Exactly my point to those who don't understand - or who don't WANT to understand - about this issue being way bigger than this one incident.

The problem with telling the fire department that they have to respond/extinguish regardless of "who paid" is that if this kind of free ridership is allowed, pretty soon that's all you have an NO ONE fits the "who paid" category. At that point, then no one has fire protection instead of just the scofflaws.

This boils down to the fact that South Fulton is taking a beating for trying to help their county neighbors who would otherwise have NO fire protection. Letting one scofflaw stew in a mess of his own making isn't immoral, unethical, or wrong. It's just the system Obion County's residents obviously want going to a logical conclusion.
Generalized platitudes like this are meaningless and don't provide the slightest practical assistance in actually solving the problem.

There's an old firehouse saying about wishes that says if you hold out both hands and fill one with wishes and the other with B.S., guess which one will fill up first? Hint: it's not the wishes.

Those of us who are actually firefighters have to do practical things to not only run the call we're on right now, but to ensure that we can protect people in the future. We sometimes have to make choices that are not easy in the short term, but that are the best option in the long term.

That is EXACTLY what the South Fulton Fire Department did, and they should be commended for having the courage to stick up for their policy, despite the storm of ill-informed opinion it generated.
i dont know. sad for the people who's house it is, but ppl seem to think that fire dept's are free... training is free, apparatus is free, firefighters are free. this was a hard lesson, but a lesson for sure. i bet everyone who lives around there pays their fee now.....
Actually, it's not at all like mutual aid. It was service by subscription. It's been covered over and over, in this discussion and other related ones. It really helps to have a working grasp of all the facts rather than just an opinion founded in little more than a cursory examination of the issue. But if it works for you...
The situation that has been discussed on all the major TV networks and cable talk shows, radio and internet discussion boards is "dumb"?
You must be a minimalist.
And wrong.
All I can say is WOW! How can someone let that happen? How can they call themselves a fire department if they do that to their community? The last time I heard it was the fire department's duty to protect the community they serve and prevent fire. Would they have done the same thing if there was someone trapped inside the structure? And is it just me or was the mayor also on the fire department. That's just f*cked up!
Jayne,

How far beyond the headlines have you looked with regard to this incident?
So Obion Co. has a Sheriff's Dept, why don't they have a rural county fire service? To me the issue is with the Obion County Mayor not South Fulton. What happen's when South Fulton commits it's services outside the city on a fire, whose homeowner's haven't paid for the subcription, and a fire breaks out inside the city? The legal ramifications would have been ten fold. These homeowners need to be knocking on the county mayors door or at the next county meeting.
"...why don't they have a rural county fire service."

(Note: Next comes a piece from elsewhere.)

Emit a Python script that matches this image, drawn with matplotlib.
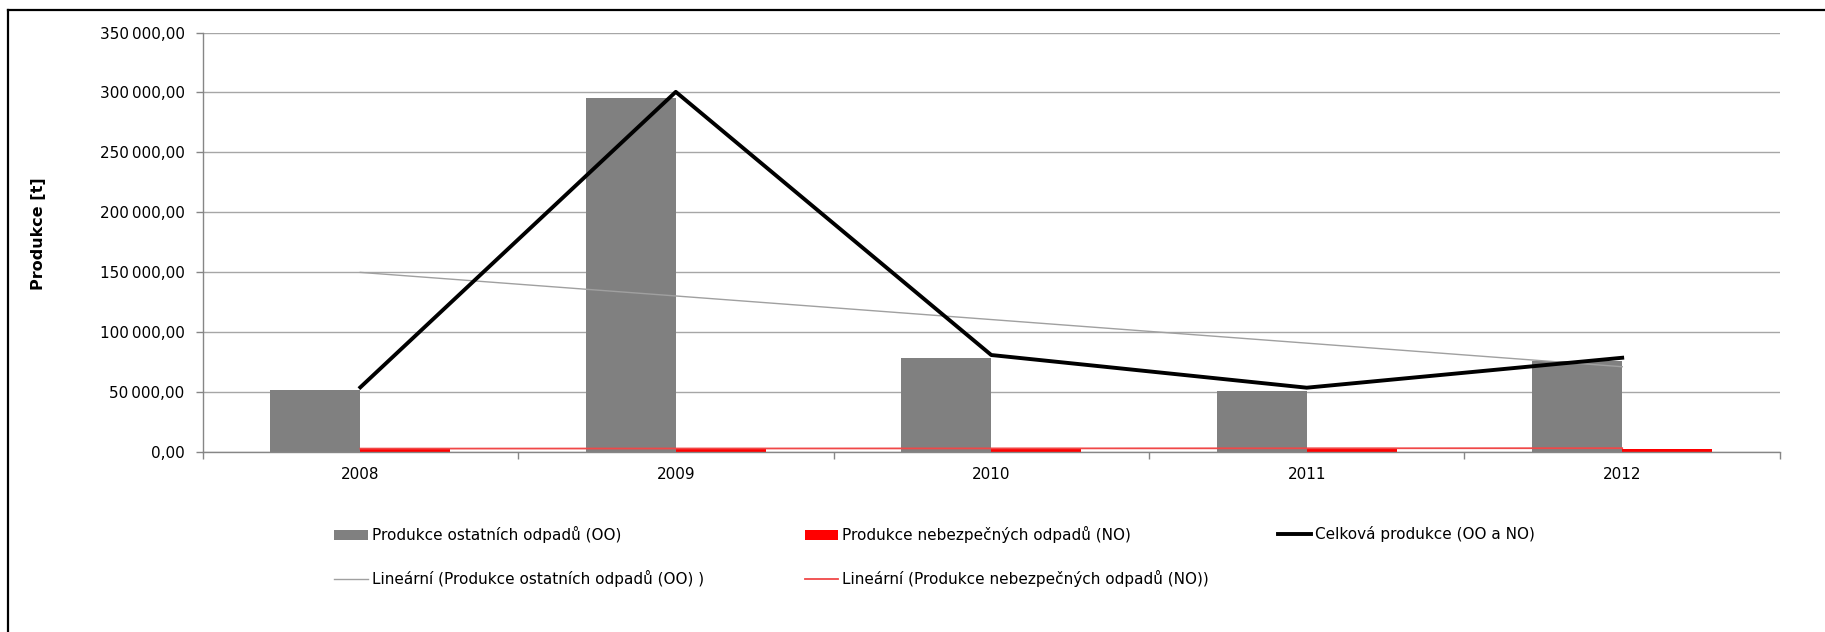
import numpy as np
import matplotlib
matplotlib.use("Agg")
import matplotlib.pyplot as plt
from matplotlib.lines import Line2D
from matplotlib.ticker import FuncFormatter

# data
years = ["2008", "2009", "2010", "2011", "2012"]
oo_vals = [51800, 295500, 78000, 50500, 75800]     # Produkce ostatnich odpadu
no_vals = [1900, 3400, 2700, 2900, 2600]           # Produkce nebezpecnych odpadu
total_vals = [53700, 300500, 80700, 53400, 78400]  # Celkova produkce

plt.rcParams['font.family'] = ['DejaVu Sans']

fig = plt.figure(figsize=(18.25, 6.32), dpi=100)
ax = fig.add_axes([0.111, 0.2854, 0.8643, 0.663])

x = np.arange(len(years))
w = 0.2853

ax.bar(x - w / 2, oo_vals, width=w, color="#808080", zorder=2,
       label="Produkce ostatních odpadů (OO)")
ax.bar(x + w / 2, no_vals, width=w, color="#ff0000", zorder=2,
       label="Produkce nebezpečných odpadů (NO)")
ax.plot(x, total_vals, color="black", lw=2.8, zorder=4,
        label="Celková produkce (OO a NO)")

# linear trends
k1, q1 = np.polyfit(x, oo_vals, 1)
ax.plot(x, k1 * x + q1, color="#a0a0a0", lw=1.0, zorder=3,
        label="Lineární (Produkce ostatních odpadů (OO) )")
k2, q2 = np.polyfit(x, no_vals, 1)
ax.plot(x, k2 * x + q2, color="#f04848", lw=1.3, zorder=3,
        label="Lineární (Produkce nebezpečných odpadů (NO))")

ax.set_xlim(-0.5, len(years) - 0.5)
ax.set_ylim(0, 350000)
ax.set_yticks(np.arange(0, 350001, 50000))
ax.yaxis.set_major_formatter(FuncFormatter(
    lambda v, p: "{:,.2f}".format(v).replace(",", "\u2009").replace(".", ",")))
ax.set_xticks(x)
ax.set_xticklabels(years)
ax.set_xticks(np.arange(-0.5, len(years)), minor=True)
ax.tick_params(axis="x", which="major", length=0, pad=11, labelsize=11)
ax.tick_params(axis="x", which="minor", length=5, color="#868686", width=1)
ax.tick_params(axis="y", length=5, color="#868686", width=1, pad=8, labelsize=11)

ax.yaxis.grid(True, color="#a6a6a6", lw=1.0, zorder=0)
ax.set_axisbelow(True)
for s in ["top", "right"]:
    ax.spines[s].set_visible(False)
for s in ["left", "bottom"]:
    ax.spines[s].set_color("#868686")
    ax.spines[s].set_linewidth(1.0)

ax.set_ylabel("Produkce [t]", fontsize=11.5, fontweight="bold")
ax.yaxis.set_label_coords(-0.0995, 0.52)

h, l = ax.get_legend_handles_labels()
hd = dict(zip(l, h))
cols = [
    (0.183, ["Produkce ostatních odpadů (OO)", "Lineární (Produkce ostatních odpadů (OO) )"]),
    (0.441, ["Produkce nebezpečných odpadů (NO)", "Lineární (Produkce nebezpečných odpadů (NO))"]),
    (0.700, ["Celková produkce (OO a NO)"]),
]
for cx, labs in cols:
    fig.legend([hd[s] for s in labs], labs, loc="upper left",
               bbox_to_anchor=(cx, 0.167), bbox_transform=fig.transFigure,
               frameon=False, fontsize=11, borderpad=0, borderaxespad=0,
               handlelength=2.2, handletextpad=0.26, labelspacing=1.75)

# chart frame (left and top edges)
fig.add_artist(Line2D([8 / 1825, 8 / 1825], [0, 1 - 10 / 632], color="black", lw=1.6))
fig.add_artist(Line2D([8 / 1825, 1], [1 - 10 / 632, 1 - 10 / 632], color="black", lw=1.6))

fig.savefig("out.png", dpi=100)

Because the citizens have repeatedly elected county commissioners that will not vote for a county fire department, and every time the subject is brought up at a public meeting, the attendees are overwhelmingly against a county fire department.

South Fulton doesn't have a problem if they're on one fire and a second one breaks out - they just call their neighbors for mutual aid.

The homeowners are knocking on the county mayor's and county commissioners' doors right now asking that their taxes are not increased. That, not fire service, is their priority. As difficult as that is to belive for a lot of firefighters, it's their right.